Brian Berry, chief executive of the FMB, said: “The government aim to build one million new homes by 2020 won’t be realised unless more SME house builders can enter the housing market. That’s why the barriers that SME house builders currently face need to be removed.

“In this research, both local authorities and SME builders identify under-resourcing as a key barrier to allocating more small sites and getting planning permissions in place on them. Too often small sites are dealt with entirely by inexperienced officers. There simply aren’t enough senior and experienced planners to make the system work effectively.”

According to the FMB, small housing developers are so concerned by the poor service offered by council planning departments that they would be happy to pay larger planning application fees, provided that the fees are ring-fenced to improve services.

Berry said that the government deserves credit for the priority it is now placing on housebuilding, but housing targets will be “nothing more than aspirational” unless planning departments have more experienced staff.

Jonathan Carr-West, LGiU’s chief executive, added that small development sites often have much potential but are scuppered by the “resource and capacity pressures” planning departments face.

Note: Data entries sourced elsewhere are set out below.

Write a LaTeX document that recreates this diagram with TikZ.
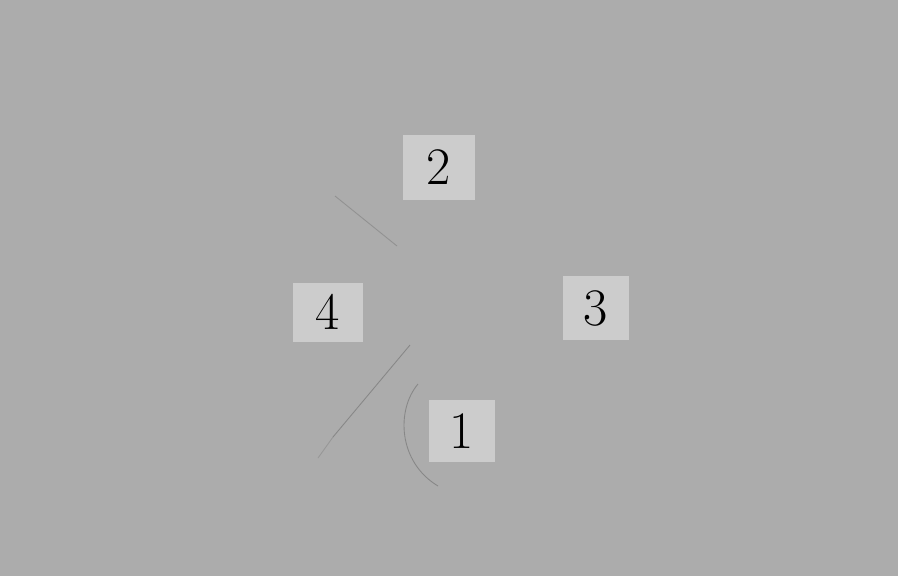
\documentclass[tikz,border=0pt]{standalone}
\usepackage{tikz}
\usetikzlibrary{calc,positioning}
\definecolor{cloth}{RGB}{172,172,172}
\definecolor{tag}{RGB}{204,204,204}
\definecolor{crease}{RGB}{120,120,120}
\tikzset{
    label/.style={rectangle, fill=tag, inner sep=0pt, font=\fontsize{30}{36}\selectfont},
    crease/.style={draw=crease, line width=0.5pt}
}

\begin{document}
\begin{tikzpicture}[x=0.02cm, y=-0.02cm]
    % background
    \fill[cloth] (0,0) rectangle (898,576);
    \useasboundingbox (0,0) rectangle (898,576);

    % Nodes
    \node[label, minimum width=72*0.02cm, minimum height=65*0.02cm] (two) at (439,167) {2};
    \node[label, minimum width=70*0.02cm, minimum height=59*0.02cm] (four) at (328,312) {4};
    \node[label, minimum width=66*0.02cm, minimum height=64*0.02cm] (three) at (596,308) {3};
    \node[label, minimum width=66*0.02cm, minimum height=62*0.02cm] (one) at (462,431) {1};

    % creases
    \draw[crease, opacity=0.5] (335,196) -- (397,246);
    \draw[crease, opacity=0.7] (410,345) -- (333,437);
    \draw[crease, opacity=0.4] (333,437) -- (318,458);
    \draw[crease, opacity=0.7] (418,384) .. controls (396,410) and (398,462) .. (438,486);
\end{tikzpicture}
\end{document}
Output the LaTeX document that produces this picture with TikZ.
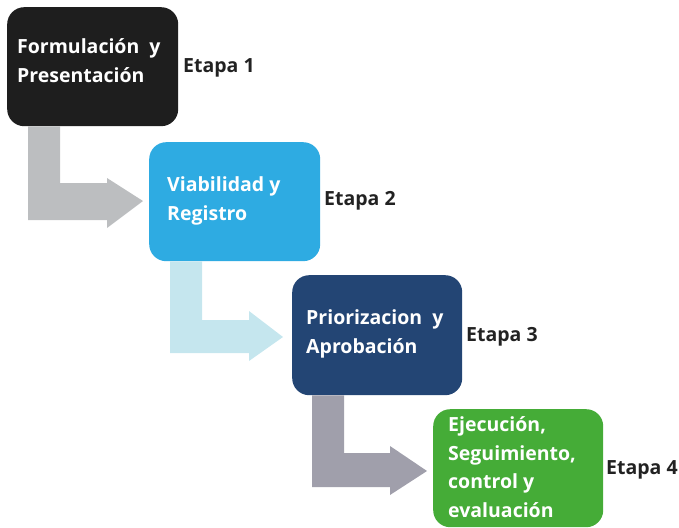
\documentclass[tikz,border=0pt]{standalone}
\usepackage{fontspec}
\setmainfont{Open Sans}
\usetikzlibrary{calc}
\definecolor{cbox1}{HTML}{1E1E1E}
\definecolor{cbox2}{HTML}{2EABE2}
\definecolor{cbox3}{HTML}{234574}
\definecolor{cbox4}{HTML}{45AC37}
\definecolor{carr1}{HTML}{BCBEC0}
\definecolor{carr2}{HTML}{C5E6EE}
\definecolor{carr3}{HTML}{A09FAB}
\definecolor{ctext}{HTML}{222222}
\tikzset{
  stagebox/.style={rounded corners=17pt, inner sep=0pt, minimum width=171pt, minimum height=119pt, anchor=north west},
  boxtext/.style={text=white, font=\fontsize{19.5}{28.5}\selectfont\bfseries, align=left, anchor=base west, inner sep=0pt},
  etapa/.style={text=ctext, font=\fontsize{19.5}{21}\selectfont\bfseries, anchor=base west, inner sep=0pt}
}
\begin{document}
\begin{tikzpicture}[x=1pt,y=-1pt]
\useasboundingbox (0,0) rectangle (679,527);
% boxes
\node[stagebox, fill=cbox1] (b1) at (7,7) {};
\node[stagebox, fill=cbox2] (b2) at (149,142) {};
\node[stagebox, fill=cbox3, minimum width=170pt, minimum height=120pt] (b3) at (292,275) {};
\node[stagebox, fill=cbox4, minimum width=170pt, minimum height=118pt] (b4) at (433,409) {};
% block arrows
\fill[carr1] ($(b1.south west)+(21,0)$) coordinate (a1s) -- ++(32,0) |- (107,183) -- (107,178) -- (143,201) -- (107,228) -- (107,220) -| (a1s) -- cycle;
\fill[carr2] ($(b2.south west)+(21,0)$) coordinate (a2s) -- ++(32,0) |- (249,320) -- (249,311) -- (283,337) -- (249,361) -- (249,353) -| (a2s) -- cycle;
\fill[carr3] ($(b3.south west)+(20,0)$) coordinate (a3s) -- ++(32,0) |- (390,453) -- (390,446) -- (427,471) -- (390,495) -- (390,487) -| (a3s) -- cycle;
% texts (anchored at the baseline of the last line)
\node[boxtext] (t1) at (17,82) {Formulación\ \ y\\Presentación};
\node[boxtext] (t2) at (167,220) {Viabilidad y\\Registro};
\node[boxtext] (t3) at (306,353) {Priorizacion\ \ y\\Aprobación};
\node[boxtext] (t4) at (448,517) {Ejecución,\\Seguimiento,\\control y\\evaluación};
\node[etapa] (e1) at (183,72) {Etapa 1};
\node[etapa] (e2) at (324,205) {Etapa 2};
\node[etapa] (e3) at (466,341) {Etapa 3};
\node[etapa] (e4) at (606,474) {Etapa 4};
\end{tikzpicture}
\end{document}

“We need new approaches and new partnerships to build the homes we need. By working with a wider range of local builders, councils can stimulate local economic growth, while providing jobs and training for young people in the area,” Carr-West argued.

The report also recommended that local planning authorities should be required to consider how small sites can boost the delivery of local housing, and should look to broker relationships between small builders, themselves, and landowners.

Among its other suggestions include councils pooling staff on a regional basis so they can draw on the broadest range of skills, making the applications process less complex, and the establishment of a government Small Sites Expert Task Force to develop best practice for planning small sites.